Repeat the lines exactly from the line that contains "Write a Python" through the line that contains "in zip(first_letters, rest_letters)]"; leave images out and add nothing.

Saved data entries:
------

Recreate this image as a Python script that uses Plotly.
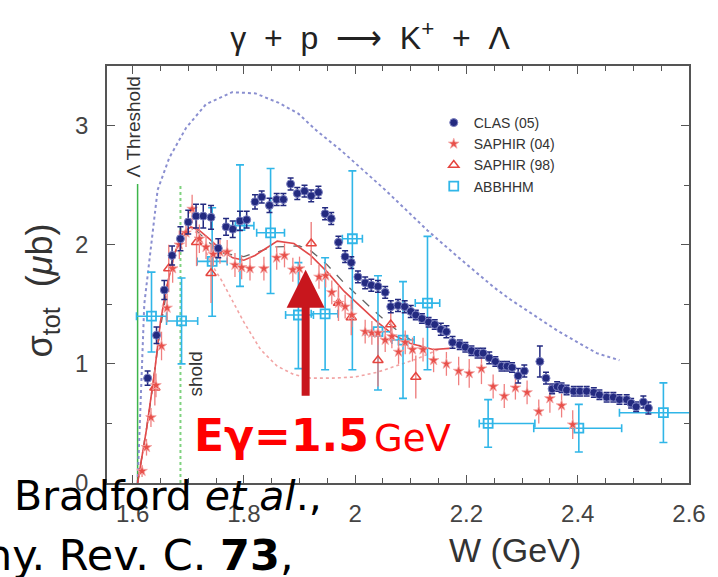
import plotly.graph_objects as go

# ---------------- data ----------------
clas_W = [1.627,1.643,1.657,1.671,1.686,1.700,1.714,1.727,1.741,1.754,
          1.768,1.780,1.793,1.805,1.820,1.832,1.846,1.859,1.871,1.884,
          1.896,1.909,1.921,1.934,1.946,1.957,1.970,1.982,1.993,2.005,
          2.018,2.029,2.041,2.054,2.064,2.077,2.089,2.100,2.109,2.120,
          2.132,2.143,2.154,2.164,2.175,2.188,2.198,2.209,2.220,2.230,
          2.241,2.252,2.263,2.273,2.282,2.293,2.304,2.332,2.343,2.354,
          2.363,2.371,2.380,2.393,2.404,2.416,2.429,2.439,2.452,2.464,
          2.475,2.488,2.496,2.505,2.518,2.527]
clas_sig = [0.88,1.24,1.62,1.91,2.05,2.19,2.24,2.24,2.23,1.97,
            2.15,2.13,2.20,2.21,2.36,2.40,2.33,2.38,2.38,2.51,
            2.43,2.45,2.41,2.44,2.26,2.22,2.02,1.90,1.85,1.73,
            1.68,1.66,1.65,1.60,1.48,1.49,1.48,1.44,1.41,1.38,
            1.35,1.33,1.29,1.27,1.18,1.16,1.14,1.11,1.09,1.09,
            1.05,1.02,0.98,0.98,0.97,0.90,0.94,1.02,0.88,0.79,
            0.81,0.80,0.78,0.77,0.77,0.77,0.76,0.74,0.72,0.72,
            0.70,0.70,0.67,0.64,0.68,0.63]
clas_err = [0.06,0.07,0.08,0.08,0.10,0.10,0.10,0.10,0.10,0.08,
            0.07,0.07,0.08,0.07,0.06,0.05,0.06,0.05,0.05,0.05,
            0.05,0.05,0.05,0.05,0.05,0.05,0.05,0.05,0.05,0.05,
            0.05,0.05,0.05,0.05,0.05,0.05,0.05,0.05,0.04,0.04,
            0.04,0.04,0.05,0.05,0.05,0.04,0.04,0.04,0.04,0.04,
            0.05,0.04,0.04,0.04,0.04,0.06,0.05,0.13,0.05,0.04,
            0.04,0.04,0.04,0.04,0.04,0.04,0.04,0.04,0.04,0.04,
            0.04,0.04,0.04,0.04,0.05,0.05]

saphir04_W = [1.617,1.625,1.633,1.642,1.652,1.662,1.672,1.684,1.696,1.707,
              1.720,1.732,1.745,1.757,1.770,1.784,1.796,1.811,1.836,1.859,
              1.873,1.888,1.900,1.935,1.947,1.958,1.970,1.982,1.994,2.018,
              2.030,2.041,2.054,2.066,2.078,2.090,2.103,2.122,2.141,2.164,
              2.186,2.205,2.227,2.248,2.268,2.288,2.309,2.330,2.350,2.371,
              2.391]
saphir04_sig = [0.10,0.30,0.55,0.82,1.15,1.47,1.80,2.00,2.10,2.30,
                2.05,1.98,1.92,1.94,1.94,1.83,1.81,1.80,1.80,1.89,
                1.91,1.79,1.80,1.73,1.74,1.60,1.51,1.48,1.41,1.27,
                1.26,1.26,1.20,1.23,1.10,1.18,1.12,1.12,1.03,1.00,
                0.94,0.92,0.96,0.81,0.73,0.80,0.76,0.60,0.71,0.65,
                0.49]
saphir04_err = [0.05,0.07,0.08,0.10,0.12,0.12,0.12,0.12,0.12,0.12,
                0.12,0.10,0.10,0.10,0.10,0.10,0.10,0.10,0.10,0.10,
                0.10,0.10,0.10,0.10,0.10,0.10,0.10,0.10,0.10,0.10,
                0.10,0.10,0.10,0.10,0.10,0.10,0.10,0.10,0.10,0.10,
                0.12,0.12,0.13,0.10,0.10,0.10,0.10,0.10,0.12,0.10,
                0.12]

saphir98_W = [1.640,1.665,1.715,1.741,1.921,1.970,1.993,2.041,2.064,2.109]
saphir98_sig = [0.80,1.80,2.02,1.76,2.01,1.51,1.39,1.03,1.33,0.89]
saphir98_err = [0.15,0.20,0.20,0.25,0.18,0.15,0.15,0.22,0.15,0.18]

abb_W = [1.634,1.688,1.743,1.793,1.848,1.898,1.946,1.995,2.041,2.086,2.130,2.239,2.402,2.554]
abb_sig = [1.40,1.36,1.86,2.16,2.10,1.41,1.42,2.05,1.27,1.20,1.51,0.50,0.46,0.59]
abb_err_plus = [0.37,0.36,0.45,0.51,0.54,0.44,0.47,0.57,0.47,0.49,0.56,0.20,0.20,0.25]
abb_err_minus = [0.30,0.36,0.46,0.51,0.51,0.45,0.47,1.10,0.49,0.49,0.56,0.20,0.20,0.25]
abb_xerr_minus = [0.027,0.027,0.027,0.025,0.025,0.023,0.025,0.018,0.023,0.020,0.022,0.016,0.081,0.079]
abb_xerr_plus = [0.027,0.029,0.027,0.025,0.025,0.027,0.023,0.018,0.023,0.020,0.022,0.084,0.077,0.080]

# model curves
blue_W = [1.609,1.613,1.617,1.621,1.634,1.645,1.666,1.696,1.732,1.779,1.821,1.863,
          1.898,1.930,1.975,2.054,2.130,2.184,2.250,2.279,2.363,2.434,2.475]
blue_sig = [0.0,0.45,1.00,1.50,2.00,2.46,2.73,2.98,3.18,3.28,3.27,3.19,
            3.10,2.96,2.79,2.46,2.12,1.90,1.64,1.54,1.28,1.09,1.03]

red_W = [1.609,1.625,1.640,1.650,1.660,1.675,1.690,1.705,1.720,1.740,1.760,1.780,
         1.800,1.820,1.840,1.860,1.890,1.920,1.950,1.980,2.010,2.040,2.070,2.100,2.140,2.170]
red_sig = [0.0,0.45,0.95,1.35,1.62,1.92,2.10,2.15,2.12,2.04,1.95,1.89,
           1.87,1.91,1.97,2.03,2.01,1.91,1.77,1.61,1.48,1.35,1.24,1.17,1.12,1.13]

gray_W = [1.609,1.630,1.650,1.670,1.690,1.710,1.730,1.760,1.800,1.850,1.900,1.920,
          1.950,1.980,2.010,2.040,2.070,2.100,2.140]
gray_sig = [0.0,0.60,1.30,1.85,2.10,2.14,2.05,1.93,1.90,1.98,1.99,1.95,
            1.83,1.68,1.55,1.42,1.30,1.20,1.08]

pink_W = [1.609,1.625,1.640,1.650,1.660,1.675,1.690,1.705,1.720,1.740,1.760,1.780,
          1.800,1.830,1.860,1.890,1.920,1.960,2.000,2.040,2.080,2.110,2.150]
pink_sig = [0.0,0.45,0.95,1.35,1.62,1.92,2.10,2.14,2.08,1.85,1.70,1.52,
            1.35,1.12,0.98,0.91,0.88,0.88,0.89,0.93,0.99,1.04,1.12]

thresholds_W = [1.609, 1.686]   # Lambda, Sigma0
threshold_top = 2.51
arrow_W = 1.911
arrow_tip, arrow_tail = 1.79, 0.72

x_ticks = [1.6, 1.8, 2.0, 2.2, 2.4, 2.6]
x_tick_labels = ['1.6', '1.8', '2', '2.2', '2.4', '2.6']
y_ticks = [0, 1, 2, 3]
y_tick_labels = ['0', '1', '2', '3']

NAVY = '#232a80'
RED = '#e5453f'
CYAN = '#30b6e8'
AX = 'Liberation Sans'


def px(xp):
    return (xp - 107) / 586


def py(yp):
    return (483 - yp) / 417


fig = go.Figure()
fig.add_trace(go.Scatter(x=blue_W, y=blue_sig, mode='lines', showlegend=False,
                         line=dict(color='#8a8fd0', dash='dot', width=2), hoverinfo='skip'))
fig.add_trace(go.Scatter(x=pink_W, y=pink_sig, mode='lines', showlegend=False,
                         line=dict(color='#f2a4a4', dash='dot', width=1.6), hoverinfo='skip'))
fig.add_trace(go.Scatter(x=gray_W, y=gray_sig, mode='lines', showlegend=False,
                         line=dict(color='#666666', dash='dash', width=1.3), hoverinfo='skip'))
fig.add_trace(go.Scatter(x=red_W, y=red_sig, mode='lines', showlegend=False,
                         line=dict(color='#e24a4a', width=1.6), hoverinfo='skip'))

fig.add_trace(go.Scatter(
    x=abb_W, y=abb_sig, mode='markers', name='ABBHHM',
    marker=dict(symbol='square-open', size=9, color=CYAN, line=dict(width=1.8, color=CYAN)),
    error_y=dict(type='data', symmetric=False, array=abb_err_plus, arrayminus=abb_err_minus,
                 color=CYAN, thickness=1.6, width=4),
    error_x=dict(type='data', symmetric=False, array=abb_xerr_plus, arrayminus=abb_xerr_minus,
                 color=CYAN, thickness=1.6, width=4)))
fig.add_trace(go.Scatter(
    x=saphir98_W, y=saphir98_sig, mode='markers', name='SAPHIR (98)',
    marker=dict(symbol='triangle-up-open', size=9, color=RED, line=dict(width=1.5, color=RED)),
    error_y=dict(type='data', array=saphir98_err, color='#ee8080', thickness=1.4, width=0)))
fig.add_trace(go.Scatter(
    x=saphir04_W, y=saphir04_sig, mode='markers', name='SAPHIR (04)',
    marker=dict(symbol='star', size=8, color='#e8504a', line=dict(width=0.8, color='#f4a8a8')),
    error_y=dict(type='data', array=saphir04_err, color='#f08080', thickness=1.3, width=0)))
fig.add_trace(go.Scatter(
    x=clas_W, y=clas_sig, mode='markers', name='CLAS (05)',
    marker=dict(symbol='circle', size=8, color=NAVY, line=dict(width=1, color='#7c80c0')),
    error_y=dict(type='data', array=clas_err, color=NAVY, thickness=1.5, width=3)))

# threshold lines
fig.add_shape(type='line', xref='x', yref='y', x0=thresholds_W[0], x1=thresholds_W[0],
              y0=0, y1=threshold_top, line=dict(color='#3cb54a', width=1.5), layer='below')
fig.add_shape(type='line', xref='x', yref='y', x0=thresholds_W[1], x1=thresholds_W[1],
              y0=0, y1=threshold_top, line=dict(color='#7fd27f', width=2, dash='dot'), layer='below')

ann = []
ann.append(dict(xref='x', yref='y', x=thresholds_W[0] - 0.007, y=2.99, text='Λ Threshold',
                xanchor='center', yanchor='middle',
                textangle=-90, showarrow=False, font=dict(family=AX, size=19, color='#333')))
ann.append(dict(xref='x', yref='y', x=thresholds_W[1] + 0.028, y=0.91, text='shold',
                xanchor='center', yanchor='middle',
                textangle=-90, showarrow=False, font=dict(family=AX, size=19, color='#333')))
# arrow
ann.append(dict(xref='x', yref='y', axref='x', ayref='y', x=arrow_W, y=arrow_tip,
                ax=arrow_W, ay=arrow_tail, text='', showarrow=True, arrowhead=2,
                arrowwidth=8, arrowsize=0.95, arrowcolor='#c8161d', standoff=0))
# axis titles
ann.append(dict(xref='paper', yref='paper', x=px(42), y=py(290), xanchor='center', yanchor='middle',
                text='σ<sub>tot</sub>  (<i>μ</i>b)',
                textangle=-90, showarrow=False, font=dict(family=AX, size=36, color='#333')))
ann.append(dict(xref='paper', yref='paper', x=px(518), y=py(550), xanchor='center', yanchor='middle',
                text='W (GeV)', showarrow=False, font=dict(family=AX, size=34, color='#333')))
# overlay texts
ann.append(dict(xref='paper', yref='paper', x=px(193), y=py(435), xanchor='left', yanchor='middle',
                text='<b>Eγ=1.5</b>', showarrow=False,
                font=dict(family='DejaVu Sans', size=44, color='#ff0000')))
ann.append(dict(xref='paper', yref='paper', x=px(374), y=py(438), xanchor='left', yanchor='middle',
                text='GeV', showarrow=False,
                font=dict(family='DejaVu Sans', size=37, color='#ff0000')))
ann.append(dict(xref='paper', yref='paper', x=px(11), y=py(496), xanchor='left', yanchor='middle',
                text='Bradford <i>et al</i>.,', showarrow=False,
                font=dict(family='DejaVu Sans', size=41, color='#000')))
ann.append(dict(xref='paper', yref='paper', x=px(297), y=py(555), xanchor='right', yanchor='middle',
                text='Phy. Rev. C. <b>73</b>,', showarrow=False,
                font=dict(family='DejaVu Sans', size=43, color='#000')))

axis_common = dict(showgrid=False, zeroline=False, showline=True, linecolor='#555', linewidth=1.5,
                   mirror='allticks', ticks='inside', ticklen=8, tickwidth=1, tickcolor='#555',
                   tickfont=dict(family=AX, size=24, color='#444'))

fig.update_layout(
    width=718, height=577, margin=dict(l=107, r=25, t=66, b=94),
    paper_bgcolor='white', plot_bgcolor='white',
    title=dict(text='γ  +  p  ⟶  K<sup>+</sup>  +  Λ', x=370 / 718, xanchor='center',
               y=1 - 38 / 577, yanchor='middle', font=dict(family=AX, size=32, color='#222')),
    xaxis=dict(range=[1.554, 2.6], tickvals=x_ticks, ticktext=x_tick_labels,
               minor=dict(dtick=0.05, tick0=1.6, ticks='inside', ticklen=5, tickcolor='#555'),
               ticklabelstandoff=8, **axis_common),
    yaxis=dict(range=[0, 3.5], tickvals=y_ticks, ticktext=y_tick_labels,
               minor=dict(dtick=0.5, tick0=0, ticks='inside', ticklen=5, tickcolor='#555'),
               ticklabelstandoff=12, **axis_common),
    legend=dict(x=px(436), y=py(107), xanchor='left', yanchor='top',
                traceorder='reversed', bgcolor='rgba(0,0,0,0)',
                font=dict(family=AX, size=14, color='#333'), tracegroupgap=0),
    annotations=ann, showlegend=True,
)

fig.write_html('out.html')
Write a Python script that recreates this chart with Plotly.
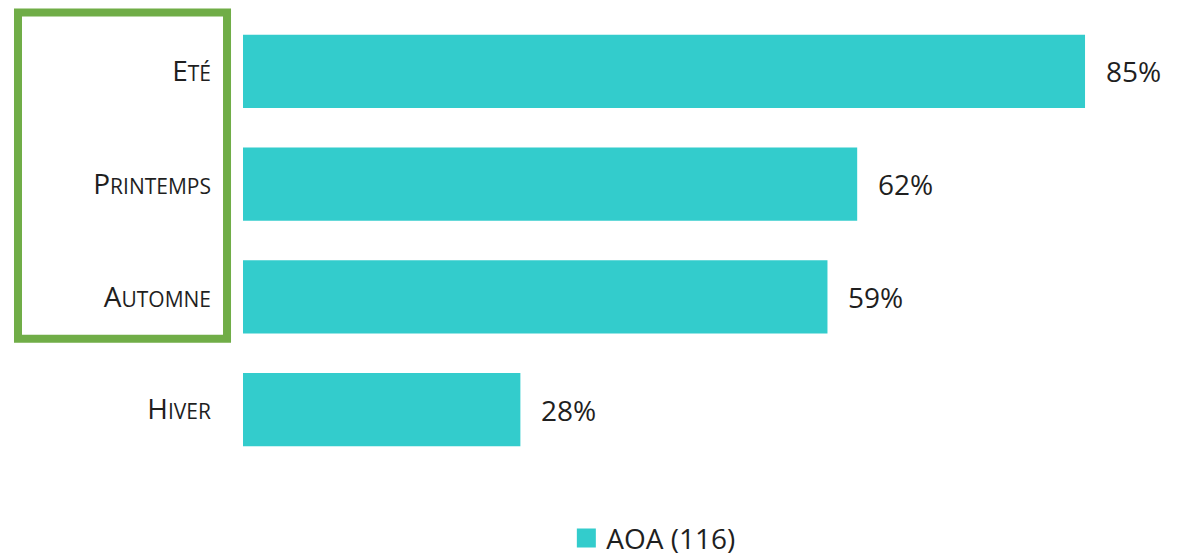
import plotly.graph_objects as go

categories = ["Eté", "Printemps", "Automne", "Hiver"]
# small-caps rendering: first letter, rest in reduced size
first_letters = ["E", "P", "A", "H"]
rest_letters = ["TÉ", "RINTEMPS", "UTOMNE", "IVER"]
values = [85, 62, 59, 28]
series_name = "AOA (116)"

bar_color = "#33CCCC"
font_family = "'Open Sans', Lato, sans-serif"
text_color = "#1f1f1f"

tick_labels = [f"{f}<span style='font-size:21px'>{r}</span>" for f, r in zip(first_letters, rest_letters)]

fig = go.Figure()
fig.add_trace(go.Bar(
    y=categories,
    x=values,
    orientation="h",
    marker=dict(color=bar_color, line=dict(width=0)),
    name=series_name,
    showlegend=False,
))
# legend proxy with a larger square swatch
fig.add_trace(go.Scatter(
    x=[None], y=[None], mode="markers",
    marker=dict(symbol="square", size=20, color=bar_color, line=dict(width=3, color=bar_color)),
    name=series_name, showlegend=True,
))

for c, v in zip(categories, values):
    fig.add_annotation(
        x=v, y=c, xref="x", yref="y",
        text=f"{v}%", showarrow=False,
        xanchor="left", xshift=19,
        font=dict(family=font_family, size=28, color=text_color),
    )

# green highlight box around the first three labels
fig.add_shape(
    type="rect", xref="paper", yref="paper",
    x0=-0.2366, x1=-0.0168, y0=0.2821, y1=1.0055,
    line=dict(color="#70AD47", width=8),
    fillcolor="rgba(0,0,0,0)",
)

# page body has an 8px margin, so the figure is shifted by 8px right/down
fig.update_layout(
    width=1195, height=548,
    margin=dict(l=235, r=9, t=6.5, b=89.5, autoexpand=False),
    paper_bgcolor="white", plot_bgcolor="white",
    bargap=0.35,
    font=dict(family=font_family, size=28, color=text_color),
    xaxis=dict(range=[0, 96], visible=False, showgrid=False, zeroline=False),
    yaxis=dict(
        categoryorder="array", categoryarray=categories[::-1],
        tickvals=categories, ticktext=tick_labels,
        showgrid=False, zeroline=False, showline=False, ticks="",
        ticklabelstandoff=31,
        tickfont=dict(family=font_family, size=28, color=text_color),
    ),
    legend=dict(
        orientation="h", x=0.34, xanchor="left", y=-0.105, yanchor="top",
        font=dict(family=font_family, size=28, color=text_color),
    ),
)

fig.write_html("out.html")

------

The response:
Write a Python script that recreates this chart with Plotly.
import plotly.graph_objects as go

categories = ["Eté", "Printemps", "Automne", "Hiver"]
# small-caps rendering: first letter, rest in reduced size
first_letters = ["E", "P", "A", "H"]
rest_letters = ["TÉ", "RINTEMPS", "UTOMNE", "IVER"]
values = [85, 62, 59, 28]
series_name = "AOA (116)"

bar_color = "#33CCCC"
font_family = "'Open Sans', Lato, sans-serif"
text_color = "#1f1f1f"

tick_labels = [f"{f}<span style='font-size:21px'>{r}</span>" for f, r in zip(first_letters, rest_letters)]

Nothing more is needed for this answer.